How should trusts use the guidance?
Dowdle says, “We’ve produced a template which trusts can use if they want to assess where they are with their staffing.
“We suggest if your trust has concerns about your staffing, or if there are adverse events being reported, these can be used to trigger an audit. From that, they can use our indicative numbers to work out roughly what their workforce (levels) should be.
“The key thing about this document is it’s not the definitive product; it isn’t the end of the process—it’s the start. Our recommendations must be validated in action by people doing audits.”ow could regulators use the benchmarks?
Goddard says he believes the CQC would see it as a “positive” step that hospitals were looking at them. But could they consider taking action if trusts aren’t measuring up? “We’re nowhere near that point, because we don’t know where everybody is,” he says.
What might the cost implications be?
Goddard says that if trusts were found to be terribly understaffed this would affect costs. But he says alleviating staff shortages mitigates other costs. “Let’s not forget we spent £3bn last year on locums.

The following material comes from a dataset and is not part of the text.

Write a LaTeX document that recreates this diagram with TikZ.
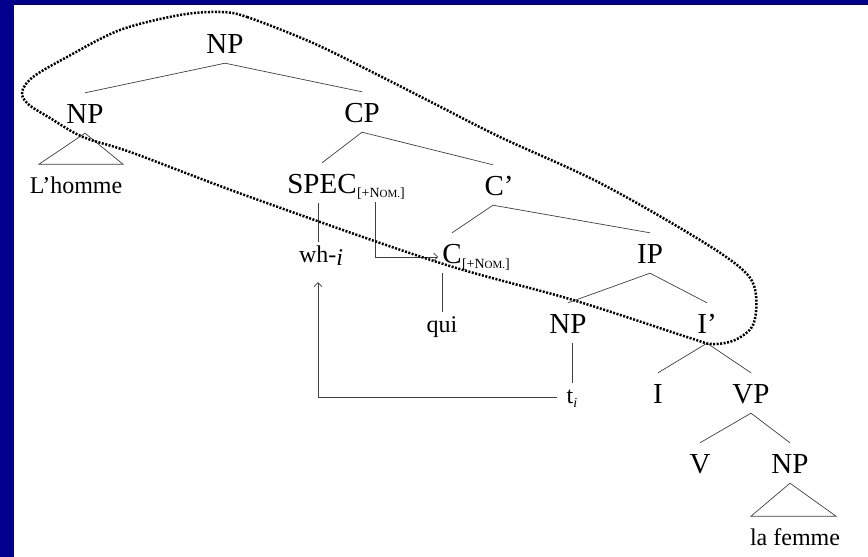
\documentclass[tikz,border=0pt]{standalone}
\usepackage{fontspec}
\setmainfont{Liberation Serif}
\usetikzlibrary{arrows.meta}
\definecolor{frameblue}{RGB}{0,0,140}
\begin{document}
\begin{tikzpicture}[x=1pt,y=-1pt,
  cat/.style={font=\fontsize{29}{30}\selectfont, text height=20pt, text depth=0pt, inner xsep=0pt, inner ysep=10pt, anchor=base},
  word/.style={font=\fontsize{24}{26}\selectfont, text height=17pt, text depth=5pt, inner xsep=0pt, inner ysep=3pt, anchor=base},
  subsc/.style={font=\fontsize{14}{15}\selectfont, inner xsep=0pt, inner ysep=3pt, anchor=base west},
  branch/.style={draw=black!75, line width=0.7pt},
  arr/.style={branch, -{Straight Barb[length=4pt,width=8pt]}},
  loopline/.style={line width=2.5pt, dash pattern=on 2pt off 1.5pt}]
\useasboundingbox (0,0) rectangle (868,557);
\fill[white] (0,0) rectangle (868,557);
\fill[frameblue] (0,0) rectangle (868,5);
\fill[frameblue] (0,0) rectangle (14,557);

% categories
\node[cat] (np0) at (225,53) {NP};
\node[cat] (np1) at (85,123) {NP};
\node[cat] (cp) at (362,122) {CP};
\node[cat] (spec) at (322,193) {SPEC};
\node[subsc] (specsub) at ([yshift=-4pt]spec.base east) {[+N{\fontsize{11}{12}\selectfont OM.}]};
\node[cat] (cbar) at (499,195) {C’};
\node[cat] (c) at (452,263) {C};
\node[subsc] (csub) at ([yshift=-5pt]c.base east) {[+N{\fontsize{11}{12}\selectfont OM.}]};
\node[cat] (ip) at (650,263) {IP};
\node[cat] (np2) at (568,333) {NP};
\node[cat] (ibar) at (707,333) {I’};
\node[cat] (i) at (658,403) {I};
\node[cat] (vp) at (751,403) {VP};
\node[cat] (v) at (700,473) {V};
\node[cat] (np3) at (790,473) {NP};

% words
\node[word] (lh) at (76,193) {L’homme};
\node[word] (wh) at (321,262) {wh-\raisebox{-3pt}{\itshape i}};
\node[word] (qui) at (442,332) {qui};
\node[word] (t) at (572,403) {t\raisebox{-4pt}{\fontsize{14}{15}\selectfont\itshape i}};
\node[word] (lf) at (795,545) {la femme};

% branches
\draw[branch] (np0.south) -- (np1.north);
\draw[branch] (np0.south) -- (cp.north);
\draw[branch] (cp.south) -- (spec.north);
\draw[branch] (cp.south) -- ([xshift=-6pt]cbar.north);
\draw[branch] ([xshift=-6pt]cbar.south) -- (c.north);
\draw[branch] ([xshift=-6pt]cbar.south) -- (ip.north);
\draw[branch] (ip.south) -- (np2.north);
\draw[branch] (ip.south) -- (ibar.north);
\draw[branch] (ibar.south) -- (i.north);
\draw[branch] (ibar.south) -- (vp.north);
\draw[branch] (vp.south) -- (v.north);
\draw[branch] (vp.south) -- (np3.north);

% triangles
\draw[branch] (np1.south) -- ++(-46,31) -- ++(84,0) -- cycle;
\draw[branch] (np3.south) -- ++(-39,33) -- ++(85,0) -- cycle;

% vertical lines to terminals
\draw[branch] ([xshift=-3pt]wh.north) -- ([xshift=-3pt]wh.north |- spec.south);
\draw[branch] (qui.north) -- (qui.north |- c.south);
\draw[branch] (t.north) -- (t.north |- np2.south);

% arrows
\draw[arr] ([xshift=-6pt]specsub.south) |- ([xshift=-4pt,yshift=-4pt]c.west);
\draw[arr] ([xshift=-10pt]t.west) -| ([xshift=-3pt,yshift=-12pt]wh.south);

% dotted loop
\draw[loopline] plot[smooth cycle, tension=0.55] coordinates {
  (220,12) (247,17) (313,43) (380,76) (433,103) (500,137) (600,183) (700,240)
  (745,272) (756,295) (753,325) (735,340) (712,344) (690,338) (573,300)
  (437,262) (250,197) (133,153) (83,137) (50,118) (28,104) (22,92) (33,77)
  (67,57) (120,30) (180,15)};
\end{tikzpicture}
\end{document}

“The NHS already spends a lot of money trying to fill rota gaps and shortages and a lot of money trying to sort out problems when something’s gone wrong with patient care that could be prevented by having adequate staffing levels.”
Competing interests: I have read and understood BMJ policy on declaration of interests and have no relevant interests to declare.
Provenance and peer review: Commissioned; not externally peer reviewed.